Frequently Asked Questions

How do the recent 2025 QCO rescissions affect my chemical imports from India?

The rescinding of Quality Control Orders for chemicals like Polyethylene, PVC, and Methanol reduces mandatory BIS certification burdens on Indian MSMEs. While this improves supplier availability and pricing, it shifts the responsibility of quality assurance directly to you. You can no longer rely on government BIS marks as a default guarantee of purity; strict, independent COA auditing is now mandatory.

What is the most common reason for chemical shipments getting delayed at Indian ports?

Weak or non-compliant hazardous materials (hazmat) documentation. Mismatched batch numbers on the physical drum labels versus the SDS/COA documents will trigger immediate customs holds. Utilizing GS1 standard traceability and having an expert manage the export logistics prevents these paperwork mismatches.

How can I ensure the landed cost quoted is accurate and free of hidden fees?
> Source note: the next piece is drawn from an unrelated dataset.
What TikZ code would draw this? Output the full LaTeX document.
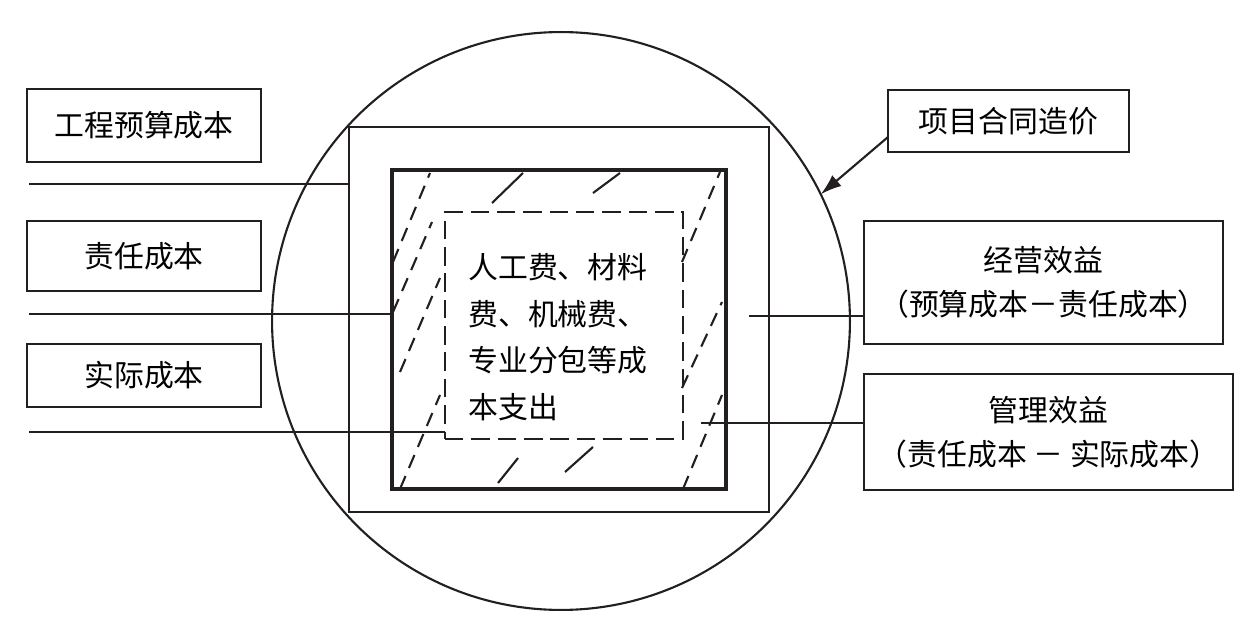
\documentclass[tikz,border=0pt]{standalone}
\usepackage{fontspec}
\setmainfont{Noto Sans CJK SC}
\usetikzlibrary{arrows.meta}
\definecolor{ink}{HTML}{231F20}
\tikzset{
  labelbox/.style={draw=ink, line width=1.2pt, inner sep=0pt, outer sep=0pt, align=center, font=\fontsize{17}{25}\selectfont},
  frame/.style={draw=ink, line width=1.2pt, inner sep=0pt, outer sep=0pt},
  link/.style={draw=ink, line width=1.2pt},
  hatch/.style={draw=ink, line width=1.2pt, dash pattern=on 8pt off 5pt},
}

\begin{document}
\begin{tikzpicture}[x=0.02cm, y=-0.02cm]
        \useasboundingbox (0,0) rectangle (1255,638);

        % circle and the three squares
        \node[frame, circle, minimum size=11.56cm] (circ) at (561,321) {};
        \node[frame, minimum width=8.4cm, minimum height=7.7cm] (outer) at (559,319.5) {};
        \node[frame, line width=2.5pt, minimum width=6.68cm, minimum height=6.38cm] (thick) at (559,329.5) {};
        \node[frame, dash pattern=on 10.5pt off 4.5pt, minimum width=4.76cm, minimum height=4.54cm] (spend) at (564,325.5) {};

        \node[anchor=west, align=left, inner sep=0pt, font=\fontsize{17}{26.5}\selectfont] (items) at (468,337) {人工费、材料\\费、机械费、\\专业分包等成\\本支出};

        % hatching between thick and dashed square
        \draw[hatch] (393,262) -- (430,173);
        \draw[hatch] (393,312) -- (432,222);
        \draw[hatch] (400,372) -- (440,278);
        \draw[hatch] (400,489) -- (440,395);
        \draw[hatch] (682,262) -- (720,172);
        \draw[hatch] (682,388) -- (722,302);
        \draw[hatch] (683,489) -- (722,395);
        \draw[link] (492,203) -- (523,173);
        \draw[link] (593,193) -- (620,173);
        \draw[link] (498,483) -- (518,458);
        \draw[link] (565,472) -- (593,447);

        % boxes
        \node[labelbox, minimum width=4.68cm, minimum height=1.46cm] (budget) at (144,125.5) {工程预算成本};
        \node[labelbox, minimum width=4.68cm, minimum height=1.40cm] (duty) at (144,256) {责任成本};
        \node[labelbox, minimum width=4.68cm, minimum height=1.26cm] (actual) at (144,375.5) {实际成本};
        \node[labelbox, minimum width=4.82cm, minimum height=1.24cm] (price) at (1008.5,121) {项目合同造价};
        \node[labelbox, minimum width=7.18cm, minimum height=2.46cm] (operate) at (1043.5,282.5) {经营效益\\（预算成本－责任成本）};
        \node[labelbox, minimum width=7.38cm, minimum height=2.32cm] (manage) at (1048.5,432) {管理效益\\（责任成本 － 实际成本）};

        % lines
        \coordinate (s1) at (29,184);
        \coordinate (s2) at (29,314);
        \coordinate (s3) at (29,432);
        \coordinate (e1) at (749,316);
        \coordinate (e2) at (701,423);

        \draw[link] (s1) -- (s1 -| outer.west);
        \draw[link] (s2) -- (s2 -| thick.west);
        \draw[link] (s3) -- (s3 -| spend.west);
        \draw[link] (e1) -- (e1 -| operate.west);
        \draw[link] (e2) -- (e2 -| manage.west);

        \draw[link, -{Latex[length=12pt,width=8pt]}] ([yshift=-0.32cm]price.west) -- (circ.26);

\end{tikzpicture}
\end{document}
Hidden costs in chemical sourcing usually hide in inland freight, hazardous handling surcharges, and port duties. Work with a sourcing partner who provides full landed-cost visibility upfront. Ensure your initial quote includes specific line items for batch testing, export documentation, and hazmat logistics.
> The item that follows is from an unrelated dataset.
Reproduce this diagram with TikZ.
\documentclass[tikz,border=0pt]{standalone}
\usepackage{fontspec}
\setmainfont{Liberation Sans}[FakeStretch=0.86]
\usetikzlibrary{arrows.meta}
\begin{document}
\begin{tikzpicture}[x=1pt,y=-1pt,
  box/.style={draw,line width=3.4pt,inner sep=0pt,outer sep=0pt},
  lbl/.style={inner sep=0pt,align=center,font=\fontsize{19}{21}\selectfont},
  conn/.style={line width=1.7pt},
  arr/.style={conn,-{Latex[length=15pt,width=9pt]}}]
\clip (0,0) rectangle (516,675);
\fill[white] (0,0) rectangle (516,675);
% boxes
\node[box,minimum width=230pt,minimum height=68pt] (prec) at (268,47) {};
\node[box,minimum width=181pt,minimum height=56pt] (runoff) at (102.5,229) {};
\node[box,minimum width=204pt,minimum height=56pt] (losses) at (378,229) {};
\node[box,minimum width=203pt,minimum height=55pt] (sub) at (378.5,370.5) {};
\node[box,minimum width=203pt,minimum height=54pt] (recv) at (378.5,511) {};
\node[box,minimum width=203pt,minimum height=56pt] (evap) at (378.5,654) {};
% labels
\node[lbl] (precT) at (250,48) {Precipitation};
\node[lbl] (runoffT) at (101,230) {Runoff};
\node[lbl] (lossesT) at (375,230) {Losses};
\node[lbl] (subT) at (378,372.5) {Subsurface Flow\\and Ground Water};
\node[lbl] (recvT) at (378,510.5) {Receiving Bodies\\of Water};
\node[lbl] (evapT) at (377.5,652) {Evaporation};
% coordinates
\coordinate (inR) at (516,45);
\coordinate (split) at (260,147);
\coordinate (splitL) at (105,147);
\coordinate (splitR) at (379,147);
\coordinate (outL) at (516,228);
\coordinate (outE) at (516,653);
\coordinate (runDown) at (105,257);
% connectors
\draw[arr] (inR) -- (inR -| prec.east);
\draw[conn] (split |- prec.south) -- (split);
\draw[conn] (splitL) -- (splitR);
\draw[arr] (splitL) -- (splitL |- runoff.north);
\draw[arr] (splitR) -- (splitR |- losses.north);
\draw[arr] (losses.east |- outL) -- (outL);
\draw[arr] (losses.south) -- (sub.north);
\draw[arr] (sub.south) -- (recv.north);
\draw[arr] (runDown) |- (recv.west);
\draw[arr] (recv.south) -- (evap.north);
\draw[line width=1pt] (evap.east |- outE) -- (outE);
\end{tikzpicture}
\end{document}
Can mid-sized Indian suppliers meet US and EU compliance standards (TSCA/REACH)?

Absolutely. Many Indian MSMEs possess state-of-the-art manufacturing capabilities but lack the internal regulatory teams to handle TSCA or REACH paperwork smoothly. An experienced end-to-end sourcing partner acts as the compliance bridge, ensuring the factory’s output is mapped flawlessly to your domestic regulatory requirements.

What should I do if a supplier’s sample is perfect, but the commercial batch shows different impurities?

This is known as impurity drift. To prevent it, stipulate in your contract that an independent, NABL-accredited lab must draw samples from the actual commercial production line before container loading. Compare the LC-MS/MS impurity profile of the bulk batch against the initial sample baseline before approving shipment.